Task instructions - Provide an exact copy of the data, excluding the images.

* Start *

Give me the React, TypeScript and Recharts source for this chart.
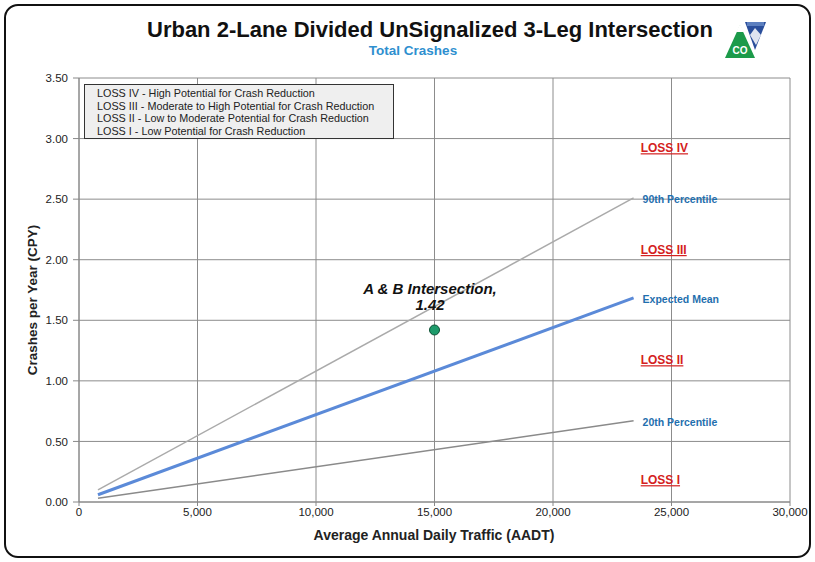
import React from 'react';
import {
  ComposedChart, Line, Scatter, XAxis, YAxis, CartesianGrid, ReferenceDot, LabelList,
} from 'recharts';

const xTicks = [0, 5000, 10000, 15000, 20000, 25000, 30000];
const yTicks = [0, 0.5, 1, 1.5, 2, 2.5, 3, 3.5];

const pct90 = [
  { aadt: 800, cpy: 0.1 },
  { aadt: 23400, cpy: 2.51 },
];
const expectedMean = [
  { aadt: 800, cpy: 0.06 },
  { aadt: 23400, cpy: 1.685 },
];
const pct20 = [
  { aadt: 800, cpy: 0.03 },
  { aadt: 23400, cpy: 0.67 },
];
const intersection = [{ aadt: 15000, cpy: 1.42, name: 'A & B Intersection' }];

const lossLabels = [
  { text: 'LOSS IV', aadt: 23700, cpy: 2.92 },
  { text: 'LOSS III', aadt: 23700, cpy: 2.08 },
  { text: 'LOSS II', aadt: 23700, cpy: 1.17 },
  { text: 'LOSS I', aadt: 23700, cpy: 0.18 },
];

const legendLines = [
  'LOSS IV - High Potential for Crash Reduction',
  'LOSS III - Moderate to High Potential for Crash Reduction',
  'LOSS II - Low to Moderate Potential for Crash Reduction',
  'LOSS I - Low Potential for Crash Reduction',
];

const FONT = '"Liberation Sans", Arial, sans-serif';

const endLabel = (text: string, count: number) => (props: any) => {
  const { x, y, index } = props;
  if (index !== count - 1) return null;
  return (
    <text x={x + 9} y={y + 5} fill="#1F6FAE" fontSize={10.5} fontWeight="bold" fontFamily={FONT}>
      {text}
    </text>
  );
};

const lossLabel = (text: string) => (props: any) => {
  const vb = props.viewBox || {};
  const cx = vb.x + (vb.width || 0) / 2;
  const cy = vb.y + (vb.height || 0) / 2;
  return (
    <text x={cx} y={cy + 4} fill="#D42020" fontSize={12} fontWeight="bold" fontFamily={FONT}
      textDecoration="underline">
      {text}
    </text>
  );
};

const pointLabel = (props: any) => {
  const { x, y, value } = props;
  return (
    <g>
      <text x={x} y={y - 31} textAnchor="middle" fontSize={15} fontWeight="bold" fontStyle="italic"
        fontFamily={FONT} fill="#111">
        A &amp; B Intersection,
      </text>
      <text x={x} y={y - 15} textAnchor="middle" fontSize={15} fontWeight="bold" fontStyle="italic"
        fontFamily={FONT} fill="#111">
        {Number(value).toFixed(2)}
      </text>
    </g>
  );
};

export default function App() {
  return (
    <div style={{ position: 'absolute', left: 0, top: 0, width: 815, height: 562, background: '#fff', fontFamily: FONT }}>
      <div style={{
        position: 'absolute', left: 4, top: 4, width: 807, height: 554,
        border: '2px solid #111', borderRadius: 14, boxSizing: 'border-box',
      }} />
      <svg style={{ position: 'absolute', left: 0, top: 0 }} width={815} height={70}>
        <text x={430} y={37} textAnchor="middle" fontSize={22} fontWeight="bold" fill="#111" fontFamily={FONT}>
          Urban 2-Lane Divided UnSignalized 3-Leg Intersection
        </text>
        <text x={413} y={55} textAnchor="middle" fontSize={13.5} fontWeight="bold" fill="#2E8FCF" fontFamily={FONT}>
          Total Crashes
        </text>
        <polygon points="740,25 725,58 755,58" fill="#1C9A4A" />
        <polygon points="736,32 740,24 744,32" fill="#fff" />
        <polygon points="745,22 766,22 755,50" fill="#2A4E9B" />
        <polygon points="750,35 755,28 761,35 756,45" fill="#fff" opacity={0.85} />
        <rect x={747} y={22} width={17} height={4} fill="#5C7FBF" />
        <text x={740} y={54} textAnchor="middle" fontSize={10} fill="#fff" fontWeight="bold">CO</text>
      </svg>
      <div style={{ position: 'absolute', left: 0, top: 0 }}>
        <ComposedChart width={815} height={562} margin={{ top: 78, right: 25, bottom: 30, left: 19 }}>
          <CartesianGrid stroke="#8c8c8c" strokeWidth={1} />
          <XAxis type="number" dataKey="aadt" domain={[0, 30000]} ticks={xTicks} allowDataOverflow
            tickFormatter={(v: number) => v.toLocaleString('en-US')} height={30}
            tick={{ fontSize: 11.5, fill: '#222', fontFamily: FONT }} stroke="#888" tickSize={4} />
          <YAxis type="number" dataKey="cpy" domain={[0, 3.5]} ticks={yTicks} width={60}
            tickFormatter={(v: number) => v.toFixed(2)}
            tick={{ fontSize: 11.5, fill: '#222', fontFamily: FONT, dx: -3 }} stroke="#888" tickSize={6} />
          <Line data={pct90} dataKey="cpy" stroke="#AAAAAA" strokeWidth={1.5} dot={false} isAnimationActive={false}>
            <LabelList dataKey="cpy" content={endLabel('90th Percentile', pct90.length)} />
          </Line>
          <Line data={expectedMean} dataKey="cpy" stroke="#5B8AD8" strokeWidth={3} dot={false} isAnimationActive={false}>
            <LabelList dataKey="cpy" content={endLabel('Expected Mean', expectedMean.length)} />
          </Line>
          <Line data={pct20} dataKey="cpy" stroke="#8A8A8A" strokeWidth={1.5} dot={false} isAnimationActive={false}>
            <LabelList dataKey="cpy" content={endLabel('20th Percentile', pct20.length)} />
          </Line>
          <Scatter data={intersection} dataKey="cpy" fill="#1E9B6B" stroke="#0B4F33" strokeWidth={1}
            shape={(p: any) => <circle cx={p.cx} cy={p.cy} r={5} fill="#1E9B6B" stroke="#0B4F33" strokeWidth={1} />}
            isAnimationActive={false}>
            <LabelList dataKey="cpy" content={pointLabel} />
          </Scatter>
          {lossLabels.map((l) => (
            <ReferenceDot key={l.text} x={l.aadt} y={l.cpy} r={0} fill="none" stroke="none"
              label={lossLabel(l.text)} />
          ))}
        </ComposedChart>
      </div>
      <div style={{
        position: 'absolute', left: 84, top: 84, width: 310, height: 55, boxSizing: 'border-box',
        background: '#EFEFEF', border: '1.5px solid #333', padding: '2px 0 0 12px',
        fontSize: 10.8, lineHeight: '12.5px', color: '#222', fontFamily: FONT,
      }}>
        {legendLines.map((t) => <div key={t} style={{ whiteSpace: 'nowrap' }}>{t}</div>)}
      </div>
      <div style={{ position: 'absolute', left: 0, width: 868, top: 527, textAlign: 'center', fontSize: 14, fontWeight: 'bold', color: '#222' }}>
        Average Annual Daily Traffic (AADT)
      </div>
      <div style={{
        position: 'absolute', left: 32, top: 300, transform: 'translate(-50%, -50%) rotate(-90deg)',
        whiteSpace: 'nowrap', fontSize: 13.5, fontWeight: 'bold', color: '#222',
      }}>
        Crashes per Year (CPY)
      </div>
    </div>
  );
}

* End *

Exercise solution -
Give me the React, TypeScript and Recharts source for this chart.
import React from 'react';
import {
  ComposedChart, Line, Scatter, XAxis, YAxis, CartesianGrid, ReferenceDot, LabelList,
} from 'recharts';

const xTicks = [0, 5000, 10000, 15000, 20000, 25000, 30000];
const yTicks = [0, 0.5, 1, 1.5, 2, 2.5, 3, 3.5];

const pct90 = [
  { aadt: 800, cpy: 0.1 },
  { aadt: 23400, cpy: 2.51 },
];
const expectedMean = [
  { aadt: 800, cpy: 0.06 },
  { aadt: 23400, cpy: 1.685 },
];
const pct20 = [
  { aadt: 800, cpy: 0.03 },
  { aadt: 23400, cpy: 0.67 },
];
const intersection = [{ aadt: 15000, cpy: 1.42, name: 'A & B Intersection' }];

const lossLabels = [
  { text: 'LOSS IV', aadt: 23700, cpy: 2.92 },
  { text: 'LOSS III', aadt: 23700, cpy: 2.08 },
  { text: 'LOSS II', aadt: 23700, cpy: 1.17 },
  { text: 'LOSS I', aadt: 23700, cpy: 0.18 },
];

const legendLines = [
  'LOSS IV - High Potential for Crash Reduction',
  'LOSS III - Moderate to High Potential for Crash Reduction',
  'LOSS II - Low to Moderate Potential for Crash Reduction',
  'LOSS I - Low Potential for Crash Reduction',
];

const FONT = '"Liberation Sans", Arial, sans-serif';

const endLabel = (text: string, count: number) => (props: any) => {
  const { x, y, index } = props;
  if (index !== count - 1) return null;
  return (
    <text x={x + 9} y={y + 5} fill="#1F6FAE" fontSize={10.5} fontWeight="bold" fontFamily={FONT}>
      {text}
    </text>
  );
};

const lossLabel = (text: string) => (props: any) => {
  const vb = props.viewBox || {};
  const cx = vb.x + (vb.width || 0) / 2;
  const cy = vb.y + (vb.height || 0) / 2;
  return (
    <text x={cx} y={cy + 4} fill="#D42020" fontSize={12} fontWeight="bold" fontFamily={FONT}
      textDecoration="underline">
      {text}
    </text>
  );
};

const pointLabel = (props: any) => {
  const { x, y, value } = props;
  return (
    <g>
      <text x={x} y={y - 31} textAnchor="middle" fontSize={15} fontWeight="bold" fontStyle="italic"
        fontFamily={FONT} fill="#111">
        A &amp; B Intersection,
      </text>
      <text x={x} y={y - 15} textAnchor="middle" fontSize={15} fontWeight="bold" fontStyle="italic"
        fontFamily={FONT} fill="#111">
        {Number(value).toFixed(2)}
      </text>
    </g>
  );
};

export default function App() {
  return (
    <div style={{ position: 'absolute', left: 0, top: 0, width: 815, height: 562, background: '#fff', fontFamily: FONT }}>
      <div style={{
        position: 'absolute', left: 4, top: 4, width: 807, height: 554,
        border: '2px solid #111', borderRadius: 14, boxSizing: 'border-box',
      }} />
      <svg style={{ position: 'absolute', left: 0, top: 0 }} width={815} height={70}>
        <text x={430} y={37} textAnchor="middle" fontSize={22} fontWeight="bold" fill="#111" fontFamily={FONT}>
          Urban 2-Lane Divided UnSignalized 3-Leg Intersection
        </text>
        <text x={413} y={55} textAnchor="middle" fontSize={13.5} fontWeight="bold" fill="#2E8FCF" fontFamily={FONT}>
          Total Crashes
        </text>
        <polygon points="740,25 725,58 755,58" fill="#1C9A4A" />
        <polygon points="736,32 740,24 744,32" fill="#fff" />
        <polygon points="745,22 766,22 755,50" fill="#2A4E9B" />
        <polygon points="750,35 755,28 761,35 756,45" fill="#fff" opacity={0.85} />
        <rect x={747} y={22} width={17} height={4} fill="#5C7FBF" />
        <text x={740} y={54} textAnchor="middle" fontSize={10} fill="#fff" fontWeight="bold">CO</text>
      </svg>
      <div style={{ position: 'absolute', left: 0, top: 0 }}>
        <ComposedChart width={815} height={562} margin={{ top: 78, right: 25, bottom: 30, left: 19 }}>
          <CartesianGrid stroke="#8c8c8c" strokeWidth={1} />
          <XAxis type="number" dataKey="aadt" domain={[0, 30000]} ticks={xTicks} allowDataOverflow
            tickFormatter={(v: number) => v.toLocaleString('en-US')} height={30}
            tick={{ fontSize: 11.5, fill: '#222', fontFamily: FONT }} stroke="#888" tickSize={4} />
          <YAxis type="number" dataKey="cpy" domain={[0, 3.5]} ticks={yTicks} width={60}
            tickFormatter={(v: number) => v.toFixed(2)}
            tick={{ fontSize: 11.5, fill: '#222', fontFamily: FONT, dx: -3 }} stroke="#888" tickSize={6} />
          <Line data={pct90} dataKey="cpy" stroke="#AAAAAA" strokeWidth={1.5} dot={false} isAnimationActive={false}>
            <LabelList dataKey="cpy" content={endLabel('90th Percentile', pct90.length)} />
          </Line>
          <Line data={expectedMean} dataKey="cpy" stroke="#5B8AD8" strokeWidth={3} dot={false} isAnimationActive={false}>
            <LabelList dataKey="cpy" content={endLabel('Expected Mean', expectedMean.length)} />
          </Line>
          <Line data={pct20} dataKey="cpy" stroke="#8A8A8A" strokeWidth={1.5} dot={false} isAnimationActive={false}>
            <LabelList dataKey="cpy" content={endLabel('20th Percentile', pct20.length)} />
          </Line>
          <Scatter data={intersection} dataKey="cpy" fill="#1E9B6B" stroke="#0B4F33" strokeWidth={1}
            shape={(p: any) => <circle cx={p.cx} cy={p.cy} r={5} fill="#1E9B6B" stroke="#0B4F33" strokeWidth={1} />}
            isAnimationActive={false}>
            <LabelList dataKey="cpy" content={pointLabel} />
          </Scatter>
          {lossLabels.map((l) => (
            <ReferenceDot key={l.text} x={l.aadt} y={l.cpy} r={0} fill="none" stroke="none"
              label={lossLabel(l.text)} />
          ))}
        </ComposedChart>
      </div>
      <div style={{
        position: 'absolute', left: 84, top: 84, width: 310, height: 55, boxSizing: 'border-box',
        background: '#EFEFEF', border: '1.5px solid #333', padding: '2px 0 0 12px',
        fontSize: 10.8, lineHeight: '12.5px', color: '#222', fontFamily: FONT,
      }}>
        {legendLines.map((t) => <div key={t} style={{ whiteSpace: 'nowrap' }}>{t}</div>)}
      </div>
      <div style={{ position: 'absolute', left: 0, width: 868, top: 527, textAlign: 'center', fontSize: 14, fontWeight: 'bold', color: '#222' }}>
        Average Annual Daily Traffic (AADT)
      </div>
      <div style={{
        position: 'absolute', left: 32, top: 300, transform: 'translate(-50%, -50%) rotate(-90deg)',
        whiteSpace: 'nowrap', fontSize: 13.5, fontWeight: 'bold', color: '#222',
      }}>
        Crashes per Year (CPY)
      </div>
    </div>
  );
}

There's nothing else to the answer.